Blu Tuesday is a weekly column where we review the newest Blu-ray and 4K releases, along with a brief rundown of the included bonus material, to determine whether they’re worth buying, renting or skipping.
Pick of the Week: “Jackass Forever”
Following the release of 2010’s “Jackass 3D,” it seemed like the franchise had officially run its course on the big screen, especially after the untimely death of co-star Ryan Dunn. Fortunately, the Jackass crew have made their triumphant return with “Jackass Forever” at a time when everyone could use a little extra laughter in their lives, and they haven’t missed a beat in the decade since they’ve been gone. Though the fourth installment is just as hit-and-miss as the previous films, there are enough crazy stunts and silly hijinks to keep you entertained, with the aging group of daredevils/pranksters (led by Johnny Knoxville and Steve-O) still willing to put their bodies on the line despite the fact that they’re not young men anymore. The injection of some fresh talent helps to keep the stupidity flowing, but “Jackass Forever” succeeds largely because of the camaraderie among its original members.

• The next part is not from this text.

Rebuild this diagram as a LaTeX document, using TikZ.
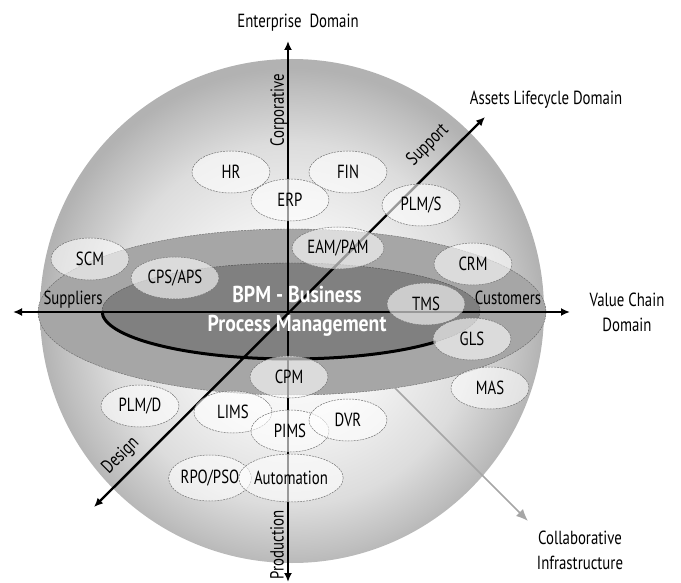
\documentclass[tikz,border=0pt]{standalone}
\usepackage{fontspec}
\setmainfont{PT Sans}[FakeStretch=0.78]
\newfontfamily\bpmfont{PT Sans}[FakeStretch=0.86]
\usetikzlibrary{arrows.meta,shapes.geometric,positioning}

% sphere look, lit from the front
\pgfdeclareradialshading{sphereshade}{\pgfqpoint{0bp}{-2bp}}{color(0bp)=(white); color(9bp)=(gray!8); color(18bp)=(gray!27); color(23bp)=(gray!50); color(25bp)=(gray!60); color(50bp)=(gray!60)}

\tikzset{
  appl/.style={ellipse, draw=black!55, dash pattern=on 2pt off 1pt, line width=0.5pt,
    fill=white, fill opacity=0.6, text opacity=1, minimum width=78pt, minimum height=42pt,
    inner sep=0pt, font=\fontsize{19}{19}\selectfont},
  axis/.style={line width=2.4pt, {Latex[length=9pt,width=8pt]}-{Latex[length=9pt,width=8pt]}},
  lbl/.style={font=\fontsize{19}{25}\selectfont, inner sep=0pt},
}

\begin{document}
\begin{tikzpicture}[x=1pt,y=-1pt]
\useasboundingbox (0,0) rectangle (681,583);

% Drawing sphere
\shade[shading=sphereshade] (292,311) circle [radius=252];

% Drawing outer ring
\draw[black!60, dash pattern=on 2pt off 1pt, fill=gray!70] (292,312) ellipse [x radius=254, y radius=83];

% Drawing inner ring and its front edge
\draw[black!70, dash pattern=on 2pt off 1pt, fill=black!50] (291,311) ellipse [x radius=189, y radius=48];
\draw[line width=3pt] (102,311) arc [start angle=180, end angle=40, x radius=189, y radius=48];

% Marking axes
\coordinate (ent) at (288,41);
\coordinate (prod) at (288,582);
\coordinate (supend) at (13,312);
\coordinate (valend) at (570,312);
\coordinate (astend) at (485,117);
\coordinate (desend) at (94,507);
\draw[axis] (prod) -- (ent);
\draw[axis] (supend) -- (valend);
\draw[axis] (desend) -- (astend);

% Marking BPM core
\node[white, font=\bpmfont\bfseries\fontsize{23}{29}\selectfont, align=center, inner sep=0pt] (bpm) at (297,311) {BPM - Business\\Process Management};

% Drawing applications
\node[appl] (hr) at (231,172) {HR};
\node[appl] (fin) at (348,172) {FIN};
\node[appl] (erp) at (290,200) {ERP};
\node[appl] (plms) at (421,205) {PLM/S};
\node[appl, minimum width=92pt] (eam) at (338,248) {EAM/PAM};
\node[appl] (scm) at (90,259) {SCM};
\node[appl, minimum width=88pt] (cps) at (175,278) {CPS/APS};
\node[appl] (crm) at (473,264) {CRM};
\node[appl] (tms) at (426,304) {TMS};
\node[appl] (gls) at (472,339) {GLS};
\node[appl] (mas) at (490,388) {MAS};
\node[appl] (cpm) at (289,377) {CPM};
\node[appl] (plmd) at (140,406) {PLM/D};
\node[appl] (lims) at (233,412) {LIMS};
\node[appl] (pims) at (290,431) {PIMS};
\node[appl] (dvr) at (348,420) {DVR};
\node[appl, minimum height=46pt] (rpo) at (210,478) {RPO/PSO};
\node[appl, minimum width=93pt, minimum height=48pt] (auto) at (291,478) {Automation};

% Marking domain labels
\node[lbl] (entl) at (298,23) {Enterprise\ \ Domain};
\node[lbl, rotate=90] (corp) at (279,110) {Corporative};
\node[lbl] (astl) at (546,100) {Assets Lifecycle Domain};
\node[lbl, rotate=45] (supp) at (428,145) {Support};
\node[lbl] (suppl) at (73,300) {Suppliers};
\node[lbl] (cust) at (508,298) {Customers};
\node[lbl, align=center] (valc) at (627,312) {Value Chain\\Domain};
\node[lbl, rotate=45] (desl) at (121,456) {Design};
\node[lbl, rotate=90] (prodl) at (277,545) {Production};
\node[lbl, align=center] (colab) at (580,550) {Collaborative\\Infrastructure};

% Drawing collaborative arrow
\coordinate (cstart) at (365,358);
\coordinate (ctip) at (528,521);
\draw[gray!70, line width=1.5pt, -{Latex[length=12pt,width=10pt]}] (cstart) -- (ctip);
\end{tikzpicture}
\end{document}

Extras include nearly 40 minutes of never-before-seen footage. FINAL VERDICT: RENT
Also Out This Week:
“Cyrano” — There have been countless screen adaptations of Edmond Rostand’s classic play “Cyrano de Bergerac” throughout the years, so it was going to take something really special for anyone to give a damn about yet another rendition. Director Joe Wright’s musical reimagining certainly gives it a good go, but while it succeeds in differentiating itself from the previous adaptations, it’s a little too uneven to truly make a mark. The original songs by Aaron and Bryce Dessner (of the rock band The National) are good but not particularly memorable, while some of the musical sequences don’t quite connect emotionally. It doesn’t help that Peter Dinklage isn’t the strongest singer, though he more than makes up for it with an excellent lead performance that’s every bit as witty and soulful as we’ve come to expect from the actor. Though “Cyrano” ultimately falls short (no pun intended) in the end, it’s still a more than adequate movie musical that will likely get better with age. Extras include a behind-the-scenes look at making the film. FINAL VERDICT: RENT
“The Humans” — Based on the Tony Award-winning play by Stephen Karam, who also wrote and directed the film adaptation, “The Humans” is a disappointingly bland existential drama about a family that has gathered in a rundown Manhattan apartment to celebrate Thanksgiving. Though it boasts a great cast that includes Richard Jenkins, Steven Yuen and Beanie Feldstein, the movie doesn’t do or say anything interesting. It’s just one dull conversation after the next wherein miserable people complain about their miserable lives while being miserable to one another. As a result, you don’t really care about any of them, which turns it into a bit of a chore to sit through. It’s never fun to watch actors you enjoy stuck in a joyless movie, but that’s basically “The Humans” in a nutshell. Extras include an audio commentary by Karam, a making-of featurette and outtakes. FINAL VERDICT: SKIP
“Heavy Metal” — “Heavy Metal” is one of those cult classics that I’ve often heard about but never actually seen until now, although the Frank Frazetta-inspired VHS box art on display at my local Blockbuster certainly tempted me on more than one occasion as a teen. It’s just a shame that the movie itself fails to live up to that badass image of a sexy warrior woman riding atop some sort of prehistoric lizard bird. Based on the science fiction and fantasy comics magazine that first gained popularity in the late ‘70s and early ‘80s, “Heavy Metal” features a collection of loosely connected stories that, for the most part, aren’t very engaging. The animation is crude and ugly, while the content, although adult in nature, is incredibly juvenile in execution. The whole thing feels like it was made by a bunch of horny 12-year-olds who spent too much time playing “Dungeons and Dragons” and drooling over their dads’ hidden Playboy collections, and while the film no doubt has its fans, its appeal is limited to be sure. Extras include an all-new retrospective on the movie, the original feature-length rough cut with optional commentary by film historian Carl Macek, a making-of documentary and more. FINAL VERDICT: SKIP
“The King’s Daughter” — Sean McNamara has directed his share of low-rent garbage, including three direct-to-video “Baby Geniuses” sequels and several Hallmark Channel holiday movies, so it’s hardly a surprise that his latest film is equally as terrible. Originally scheduled for release back in 2015, “The King’s Daughter” has spent the past seven years collecting dust on the shelf, and for very good reason. Everything about this movie is an absolute mess, from the awful script to the choppy editing to the less-than-impressive effects. The only thing worse than the film itself is the depressing realization that it will likely go down as one of William Hurt’s final screen roles. Extras include cast interviews and some deleted scenes. FINAL VERDICT: SKIP
Disclosure: Bullz-Eye was provided a copy of the above titles for review purposes.